Die Liste lässt sich noch viel weiter fortsetzen, aber grundsätzlich wird man sich damit anfreunden müssen diese Menge an IT Power vorzuhalten, sofern man nicht von Amazon, Zalando und Co. in die Rolle eines Zulieferers gedrängt werden möchte. Und bevor das Argument kommt: Mir ist schon klar, dass IT Mitarbeiter nicht gleich IT Mitarbeiter ist, aber genau deshalb schlüsseln wir die Rollen in den Podcasts auch auf. Heute braucht es viel weniger Power im ERP Bereich, aber dafür umso mehr Know How bei Shop und DWH. In der Etribes Präsentation „Becoming a Platform 2020“, habe ich dazu noch ein spannendes Chart gefunden, dass den Zusammenhang deutlich macht. Es ist quasi die Fortführung der „Drei E-Commerce Generationen“.

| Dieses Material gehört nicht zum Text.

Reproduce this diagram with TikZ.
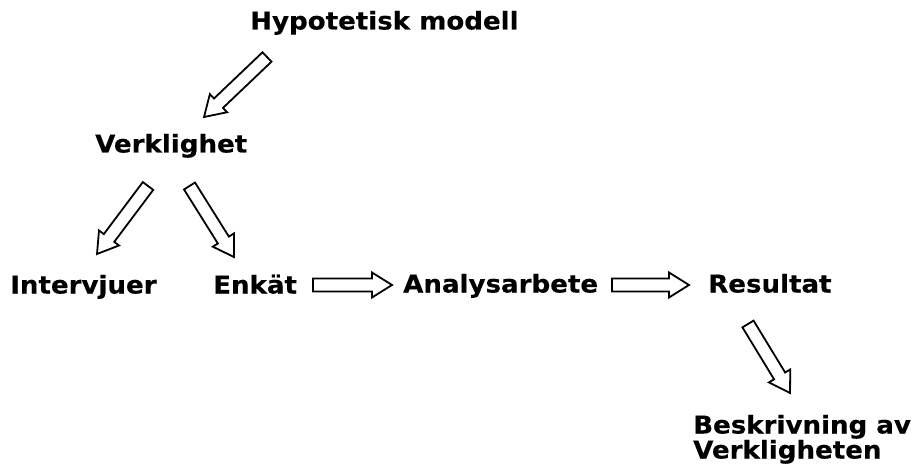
\documentclass[tikz,border=0pt]{standalone}
\usepackage{fontspec}
\setmainfont{DejaVu Sans}[FakeStretch=1.065,FakeBold=0.4]
\usetikzlibrary{calc}
\tikzset{
  lbl/.style={anchor=base west, inner sep=0pt, font=\fontsize{24.5}{25}\selectfont\bfseries, align=left},
  blockarrow/.style={draw=black, line width=1.8pt, line join=miter, to path={
    let \p1=(\tikztostart), \p2=(\tikztotarget),
        \n1={atan2(\y2-\y1,\x2-\x1)}, \n2={veclen(\x2-\x1,\y2-\y1)} in
    ($(\p1)+(\n1+90:6.5pt)$) --
    ($(\p1)+(\n1:\n2-20pt)+(\n1+90:6.5pt)$) --
    ($(\p1)+(\n1:\n2-20pt)+(\n1+90:12.5pt)$) --
    (\p2) --
    ($(\p1)+(\n1:\n2-20pt)+(\n1-90:12.5pt)$) --
    ($(\p1)+(\n1:\n2-20pt)+(\n1-90:6.5pt)$) --
    ($(\p1)+(\n1-90:6.5pt)$) -- cycle
  }}
}
\begin{document}
\begin{tikzpicture}[x=1pt,y=-1pt]
\useasboundingbox (0,0) rectangle (912,470);
\node[lbl] (hyp) at (250,29.5) {Hypotetisk modell};
\node[lbl] (ver) at (95,152.5) {Verklighet};
\node[lbl] (int) at (10,293.5) {Intervjuer};
\node[lbl] (enk) at (213,293.5) {Enkät};
\node[lbl] (ana) at (403,292.5) {Analysarbete};
\node[lbl] (res) at (708,292.5) {Resultat};
\node[lbl] (bes) at (693,458.5) {Beskrivning av\\Verkligheten};

\coordinate (a1s) at (267,57);   \coordinate (a1e) at (204,117);
\coordinate (a2s) at (148,186);  \coordinate (a2e) at (97,254);
\coordinate (a3s) at (189.5,186);\coordinate (a3e) at (234,257);
\coordinate (a4s) at (313,285);  \coordinate (a4e) at (392,285);
\coordinate (a5s) at (612,285);  \coordinate (a5e) at (689,285);
\coordinate (a6s) at (748,324);  \coordinate (a6e) at (790,393);

\draw[blockarrow] (a1s) to (a1e);
\draw[blockarrow] (a2s) to (a2e);
\draw[blockarrow] (a3s) to (a3e);
\draw[blockarrow] (a4s) to (a4e);
\draw[blockarrow] (a5s) to (a5e);
\draw[blockarrow] (a6s) to (a6e);
\end{tikzpicture}
\end{document}
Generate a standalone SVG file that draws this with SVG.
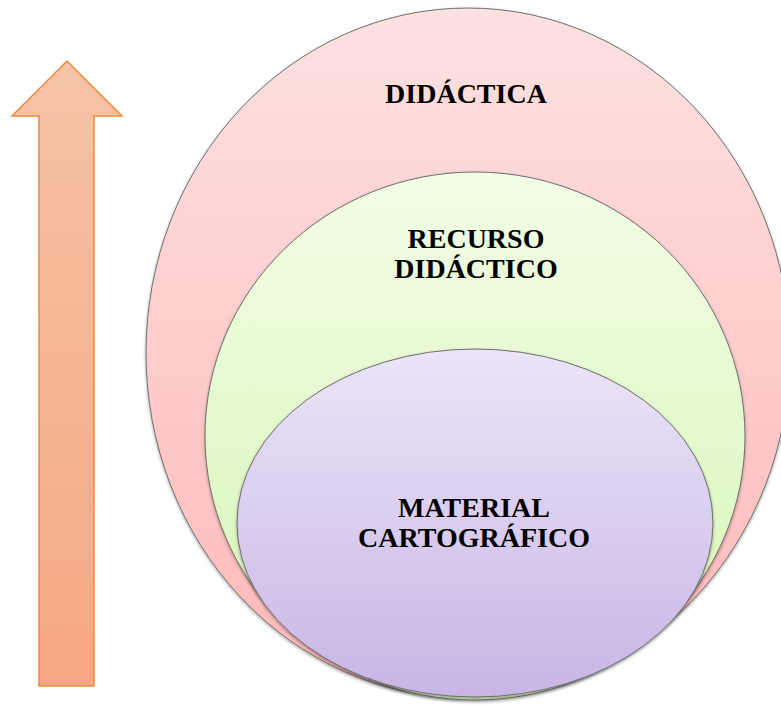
<svg xmlns="http://www.w3.org/2000/svg" width="781" height="706" viewBox="0 0 781 706">
  <defs>
    <linearGradient id="gArrow" x1="0" y1="0" x2="0" y2="1">
      <stop offset="0" stop-color="#f6c3a7"/>
      <stop offset="1" stop-color="#f6a781"/>
    </linearGradient>
    <linearGradient id="gPink" x1="0" y1="0" x2="0" y2="1">
      <stop offset="0" stop-color="#fde1e1"/>
      <stop offset="1" stop-color="#ffb8b8"/>
    </linearGradient>
    <linearGradient id="gGreen" x1="0" y1="0" x2="0" y2="1">
      <stop offset="0" stop-color="#f2fde6"/>
      <stop offset="1" stop-color="#d6f5b4"/>
    </linearGradient>
    <linearGradient id="gPurple" x1="0" y1="0" x2="0" y2="1">
      <stop offset="0" stop-color="#ebe5f7"/>
      <stop offset="1" stop-color="#c8b5e5"/>
    </linearGradient>
    <filter id="shadow" x="-5%" y="-5%" width="110%" height="110%">
      <feDropShadow dx="0" dy="1.5" stdDeviation="1.5" flood-color="#000" flood-opacity="0.35"/>
    </filter>
  </defs>
  <style>
    .ell { stroke: #6e6e6e; stroke-width: 1; filter: url(#shadow); }
    .lbl { font-family: "Liberation Serif", "Times New Roman", serif; font-weight: bold; font-size: 28px; fill: #000; text-anchor: middle; }
  </style>
  <g id="arrow">
    <polygon points="67,61 122,116 94,116 94,686 39,686 39,116 12,116" fill="url(#gArrow)" stroke="#f08a3e" stroke-width="1.5" stroke-linejoin="miter"/>
  </g>
  <g id="didactica">
    <ellipse class="ell" cx="468" cy="353" rx="322" ry="345" fill="url(#gPink)"/>
    <text class="lbl" x="466" y="103">DIDÁCTICA</text>
  </g>
  <g id="recurso">
    <ellipse class="ell" cx="475" cy="436" rx="270" ry="264" fill="url(#gGreen)"/>
    <text class="lbl" x="476" y="248">RECURSO</text>
    <text class="lbl" x="476" y="278">DIDÁCTICO</text>
  </g>
  <g id="material">
    <ellipse class="ell" cx="475" cy="523" rx="238" ry="174" fill="url(#gPurple)"/>
    <text class="lbl" x="474" y="517">MATERIAL</text>
    <text class="lbl" x="474" y="547">CARTOGRÁFICO</text>
  </g>
  <g id="connectors"/>
</svg>
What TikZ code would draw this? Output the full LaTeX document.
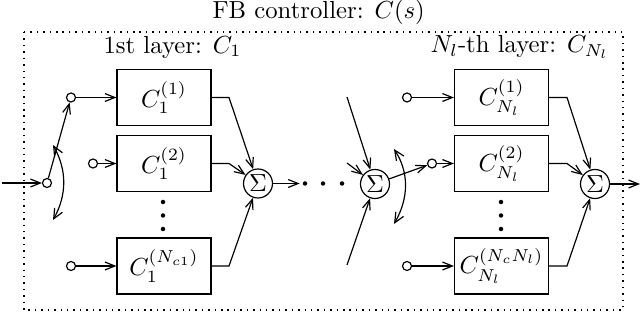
\documentclass[tikz,border=0pt]{standalone}
\usetikzlibrary{arrows.meta}
\begin{document}
\begin{tikzpicture}[x=0.405pt,y=-0.405pt,line width=0.48pt,
  arr/.style={-{Straight Barb[length=4pt,width=3.2pt]}},
  darr/.style={{Straight Barb[length=4pt,width=3.6pt]}-{Straight Barb[length=4pt,width=3.6pt]}},
  blk/.style={draw,minimum width=94*0.405pt,minimum height=56*0.405pt,inner sep=0pt},
  sumn/.style={draw,circle,minimum size=29*0.405pt,inner sep=0pt},
  term/.style={draw,circle,minimum size=9*0.405pt,inner sep=0pt},
  dotn/.style={fill,circle,minimum size=4.5*0.405pt,inner sep=0pt}]
\useasboundingbox (0,0) rectangle (640,322);
% frame and labels
\draw[dotted,line width=0.6pt] (24,32) rectangle (623,310);
\node[anchor=west,inner sep=0pt] (title) at (212,12) {FB controller: $C(s)$};
\node[anchor=west,inner sep=0pt] (lab1) at (103,47) {1st layer: $C_1$};
\node[anchor=west,inner sep=0pt] (lab2) at (430,47) {$N_l$-th layer: $C_{N_l}$};
% first layer
\node[blk] (b11) at (164,97.5) {$C_1^{(1)}$};
\node[blk] (b12) at (164,163.5) {$C_1^{(2)}$};
\node[blk] (b13) at (164,266) {$C_1^{(N_{c1})}$};
\node[dotn] (v11) at (163,202) {};
\node[dotn] (v12) at (163,215.5) {};
\node[dotn] (v13) at (163,229) {};
\node[term] (cin) at (47,183) {};
\node[term] (c11) at (71,97.5) {};
\node[term] (c12) at (93,163.5) {};
\node[term] (c13) at (71,266) {};
\node[sumn] (s1) at (258,183.5) {$\Sigma$};
\coordinate (in) at (2,183);
\draw[arr] (in) -- (cin);
\draw[arr] (cin) -- (c11);
\draw[darr] (53,145) .. controls (67,170) and (67,195) .. (53,220);
\draw[arr] (c11) -- (b11);
\draw[arr] (c12) -- (b12);
\draw[arr] (c13) -- (b13);
\coordinate (k11) at (229,97.5);
\coordinate (k12) at (229,163.5);
\coordinate (k13) at (229,266);
\draw[arr] (b11.east) -- (k11) -- (s1);
\draw[arr] (b12.east) -- (k12) -- (s1);
\draw[arr] (b13.east) -- (k13) -- (s1);
% dots between layers
\node[dotn] (d1) at (305,183.5) {};
\node[dotn] (d2) at (323,183.5) {};
\node[dotn] (d3) at (342,183.5) {};
\draw[arr,shorten >=1pt] (s1) -- (d1);
% N_l-th layer
\node[sumn] (s2) at (375,184) {$\Sigma$};
\coordinate (e1) at (347,97);
\coordinate (e2) at (347,163);
\coordinate (e3) at (347,265);
\draw[arr] (e1) -- (s2);
\draw[arr] (e2) -- (s2);
\draw[arr] (e3) -- (s2);
\node[blk] (bN1) at (501.5,97.5) {$C_{N_l}^{(1)}$};
\node[blk] (bN2) at (501.5,163.5) {$C_{N_l}^{(2)}$};
\node[blk] (bN3) at (501.5,266) {$C_{N_l}^{(N_{c}N_l)}$};
\node[dotn] (w1) at (501,202) {};
\node[dotn] (w2) at (501,215.5) {};
\node[dotn] (w3) at (501,229) {};
\node[term] (cN1) at (407,97.5) {};
\node[term] (cN2) at (432,163.5) {};
\node[term] (cN3) at (407,266) {};
\draw[arr] (s2) -- (cN2);
\draw[darr] (394,149) .. controls (409,172) and (409,198) .. (394,224);
\draw[arr] (cN1) -- (bN1);
\draw[arr] (cN2) -- (bN2);
\draw[arr] (cN3) -- (bN3);
\node[sumn] (s3) at (595,184) {$\Sigma$};
\coordinate (kN1) at (567,97.5);
\coordinate (kN2) at (567,163.5);
\coordinate (kN3) at (567,266);
\draw[arr] (bN1.east) -- (kN1) -- (s3);
\draw[arr] (bN2.east) -- (kN2) -- (s3);
\draw[arr] (bN3.east) -- (kN3) -- (s3);
\coordinate (out) at (640,184);
\draw[arr] (s3) -- (out);
\end{tikzpicture}
\end{document}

Lesehilfe: Die Handelsfunktion beschreibt wie weit entfernt die Modelle vom Endkunden sind. KW Commerce ist hier z.b. links von Amazon angesiedelt, während ein Auftragsfertiger aus China, wahrscheinlich die größte Distanz zum Endekunden hat. OTTO, Amazon & Co. sind teilweise Eigentümer von Marken und greifen in Teilen ihres Geschäftsmodellen tiefer nach hinten in die Wertschöpfungskette. Dieses System kann man nun übersetzen in „Bedarf an Entwicklern“.

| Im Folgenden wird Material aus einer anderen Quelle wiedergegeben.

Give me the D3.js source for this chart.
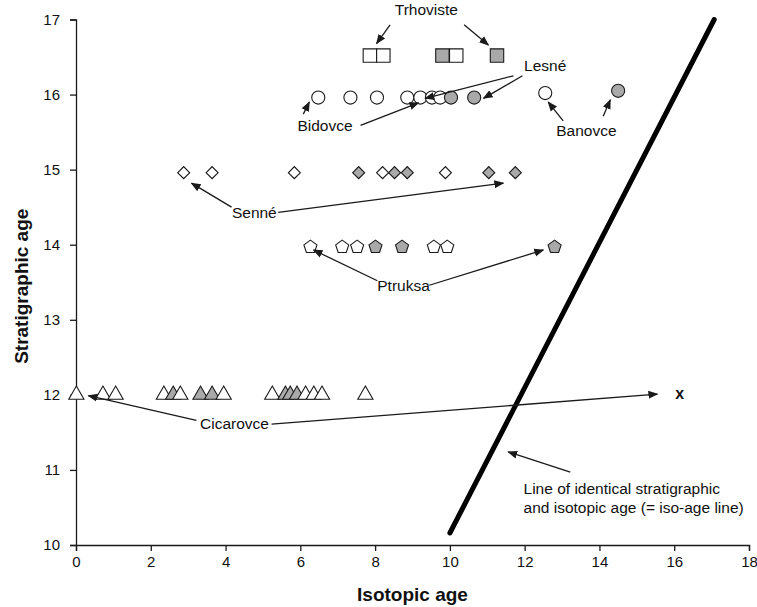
<!DOCTYPE html>
<html>
<head>
<meta charset="utf-8">
<script src="https://cdn.jsdelivr.net/npm/d3@7"></script>
<style>
  body { margin: 0; background: #fff; }
  svg text { font-family: "Liberation Sans", Arial, Helvetica, sans-serif; fill: #111; }
</style>
</head>
<body>
<svg width="757" height="607"></svg>
<script>
// stratigraphic vs isotopic age, one row per locality
var trhovisteX = [7.86, 8.22, 9.80, 10.17, 11.26];
var trhovisteFill = ["o", "o", "g", "o", "g"];
var trhovisteY = 16.52;

var bidovceX = [6.48, 7.34, 8.05, 8.86, 9.21, 9.52, 9.74];
var lesneX = [10.03, 10.65];
var circleY = 15.96;
var banovceX = [12.55, 14.50];
var banovceFill = ["o", "g"];
var banovceY = [16.02, 16.05];

var senneX = [2.88, 3.64, 5.84, 7.56, 8.20, 8.52, 8.86, 9.88, 11.04, 11.75];
var senneFill = ["o", "o", "o", "g", "o", "g", "g", "o", "g", "g"];
var senneY = 14.96;

var ptruksaX = [6.27, 7.12, 7.52, 8.01, 8.72, 9.57, 9.93, 12.80];
var ptruksaFill = ["o", "o", "o", "g", "g", "o", "o", "g"];
var ptruksaY = 13.97;

var cicarovceX = [0.01, 0.72, 1.06, 2.35, 2.60, 2.79, 3.33, 3.64, 3.95, 5.25, 5.60, 5.73, 5.91, 6.14, 6.36, 6.58, 7.74];
var cicarovceFill = ["o", "o", "o", "o", "g", "o", "g", "g", "o", "o", "g", "g", "g", "o", "o", "o", "o"];
var cicarovceY = 12.0;

// iso-age line end points [isotopic, stratigraphic]
var isoLine = [[10.0, 10.16], [17.07, 17.0]];

var xTicks = [0, 2, 4, 6, 8, 10, 12, 14, 16, 18];
var yTicks = [10, 11, 12, 13, 14, 15, 16, 17];

// labels and arrows, in data units
var labels = [
  {text: "Trhoviste", x: 9.37, y: 17.13},
  {text: "Lesné", x: 12.55, y: 16.39},
  {text: "Bidovce", x: 6.66, y: 15.59},
  {text: "Banovce", x: 13.65, y: 15.52},
  {text: "Senné", x: 4.77, y: 14.43},
  {text: "Ptruksa", x: 8.76, y: 13.46},
  {text: "Cicarovce", x: 4.24, y: 11.62}
];
var arrows = [
  [8.40, 16.93, 8.04, 16.68], [10.38, 16.93, 11.03, 16.66],
  [11.70, 16.25, 9.34, 15.95], [11.94, 16.25, 10.90, 15.95],
  [6.08, 15.74, 6.24, 15.90], [7.61, 15.59, 9.16, 15.89],
  [13.03, 15.65, 12.63, 15.90], [14.10, 15.71, 14.29, 15.93],
  [4.16, 14.50, 3.09, 14.82], [5.41, 14.43, 11.43, 14.82],
  [8.06, 13.52, 6.35, 13.93], [9.45, 13.46, 12.50, 13.93],
  [3.22, 11.66, 0.33, 11.99], [5.23, 11.61, 15.55, 12.01],
  [13.22, 10.97, 11.56, 11.24]
];
var isoText = ["Line of identical stratigraphic", "and isotopic age (= iso-age line)"];
var isoTextPos = [11.97, 10.75];
var xMark = [16.03, 12.02];

var svg = d3.select("svg");
var width = +svg.attr("width"),
    height = +svg.attr("height");

var x = d3.scaleLinear().domain([0, 18]).range([76, 749]);
var y = d3.scaleLinear().domain([10, 17]).range([545, 19.5]);

var grey = "#a9a9a9", ink = "#1a1a1a";

// arrow head
svg.append("defs").append("marker")
  .attr("id", "head")
  .attr("viewBox", "0 0 10 10")
  .attr("refX", 9).attr("refY", 5)
  .attr("markerWidth", 10).attr("markerHeight", 10)
  .attr("markerUnits", "userSpaceOnUse")
  .attr("orient", "auto")
  .append("path")
  .attr("d", "M0,1 L10,5 L0,9 Z")
  .attr("fill", ink);

// axes
var xAxis = svg.append("g")
  .attr("transform", "translate(0," + y(10) + ")")
  .call(d3.axisBottom(x).tickValues(xTicks).tickFormat(d3.format("d")).tickSize(6).tickPadding(5));
var yAxis = svg.append("g")
  .attr("transform", "translate(" + x(0) + ",0)")
  .call(d3.axisLeft(y).tickValues(yTicks).tickFormat(d3.format("d")).tickSize(6).tickPadding(10));
[xAxis, yAxis].forEach(function(a) {
  a.select(".domain").attr("stroke", ink).attr("stroke-width", 1.3);
  a.selectAll(".tick line").attr("stroke", ink).attr("stroke-width", 1.3);
  a.selectAll(".tick text").attr("font-size", 15).attr("fill", ink)
    .style("font-family", "'Liberation Sans', Arial, sans-serif");
});

svg.append("text")
  .attr("x", (x(0) + x(18)) / 2).attr("y", 601)
  .attr("text-anchor", "middle")
  .attr("font-size", 19).attr("font-weight", "bold")
  .text("Isotopic age");
svg.append("text")
  .attr("transform", "translate(28," + (y(13.5) + 4) + ") rotate(-90)")
  .attr("text-anchor", "middle")
  .attr("font-size", 19).attr("font-weight", "bold")
  .text("Stratigraphic age");

// iso-age line
svg.append("line")
  .attr("x1", x(isoLine[0][0])).attr("y1", y(isoLine[0][1]))
  .attr("x2", x(isoLine[1][0])).attr("y2", y(isoLine[1][1]))
  .attr("stroke", "#000").attr("stroke-width", 5).attr("stroke-linecap", "round");

// pentagon symbol
var symbolPentagon = {
  draw: function(context, size) {
    var r = Math.sqrt(size / (2.5 * Math.sin(2 * Math.PI / 5)));
    for (var i = 0; i < 5; i++) {
      var a = -Math.PI / 2 + i * 2 * Math.PI / 5;
      if (i == 0) context.moveTo(r * Math.cos(a), r * Math.sin(a));
      else context.lineTo(r * Math.cos(a), r * Math.sin(a));
    }
    context.closePath();
  }
};

var pts = svg.append("g");
function drawRow(xs, ys, fills, type, size, rot) {
  pts.append("g").selectAll("path")
    .data(xs)
    .enter().append("path")
    .attr("d", d3.symbol().type(type).size(size))
    .attr("transform", function(d, i) {
      var yy = Array.isArray(ys) ? ys[i] : ys;
      return "translate(" + x(d) + "," + y(yy) + ")" + (rot ? " rotate(" + rot + ")" : "");
    })
    .attr("fill", function(d, i) {
      var f = Array.isArray(fills) ? fills[i] : fills;
      return f == "g" ? grey : "#fff";
    })
    .attr("stroke", ink)
    .attr("stroke-width", 1.1);
}

drawRow(cicarovceX, cicarovceY, cicarovceFill, d3.symbolTriangle, 100);
drawRow(ptruksaX, ptruksaY, ptruksaFill, symbolPentagon, 112);
drawRow(senneX, senneY, senneFill, d3.symbolSquare, 72, 45);
drawRow(bidovceX, circleY, "o", d3.symbolCircle, 135);
drawRow(lesneX, circleY, "g", d3.symbolCircle, 135);
drawRow(banovceX, banovceY, banovceFill, d3.symbolCircle, 135);
drawRow(trhovisteX, trhovisteY, trhovisteFill, d3.symbolSquare, 180);

// annotation arrows
svg.append("g").selectAll("line")
  .data(arrows)
  .enter().append("line")
  .attr("x1", function(d) { return x(d[0]); })
  .attr("y1", function(d) { return y(d[1]); })
  .attr("x2", function(d) { return x(d[2]); })
  .attr("y2", function(d) { return y(d[3]); })
  .attr("stroke", ink).attr("stroke-width", 1.3)
  .attr("marker-end", "url(#head)");

svg.append("g").selectAll("text")
  .data(labels)
  .enter().append("text")
  .attr("x", function(d) { return x(d.x); })
  .attr("y", function(d) { return y(d.y); })
  .attr("dy", "0.35em")
  .attr("text-anchor", "middle")
  .attr("font-size", 15.5)
  .text(function(d) { return d.text; });

svg.append("text")
  .attr("x", x(xMark[0])).attr("y", y(xMark[1]))
  .attr("dy", "0.35em")
  .attr("font-size", 16).attr("font-weight", "bold")
  .text("x");

svg.append("g").selectAll("text")
  .data(isoText)
  .enter().append("text")
  .attr("x", x(isoTextPos[0]))
  .attr("y", function(d, i) { return y(isoTextPos[1]) + i * 19; })
  .attr("dy", "0.35em")
  .attr("font-size", 15.5)
  .text(function(d) { return d; });
</script>
</body>
</html>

Der Bedarf an IT Power ist im „Entwickler Dreieck“ oben am größten, während sich einfache Onlineshops wahrscheinlich mit deutlich weniger IT Leuten begnügen können, genauso übrigens wie der chinesische Auftragsfertiger. Das lässt sich nicht pauschal auf jede Branche und jedes Modell übertragen, aber ein paar Grundannahmen sind aus meiner Sicht allgemeingültig:

  • Wer den Zugang zum Endkunden „ownen“ will, muss überproportional in IT investieren. Ein 500 Mio. Euro Onlinebusiness, muss heute schon 250 Leute für das IT Setup einplanen, perspektivisch eher mehr.
  • Der IT Bedarf von normalen Onlineshops ist deutlich geringer als der von Plattformen. Dazu werde ich in Kürze noch mal eine ausführliche Liste anfertigen.
  • Der Handel hat eine Zukunft – sie liegt aber nicht in der Filiale.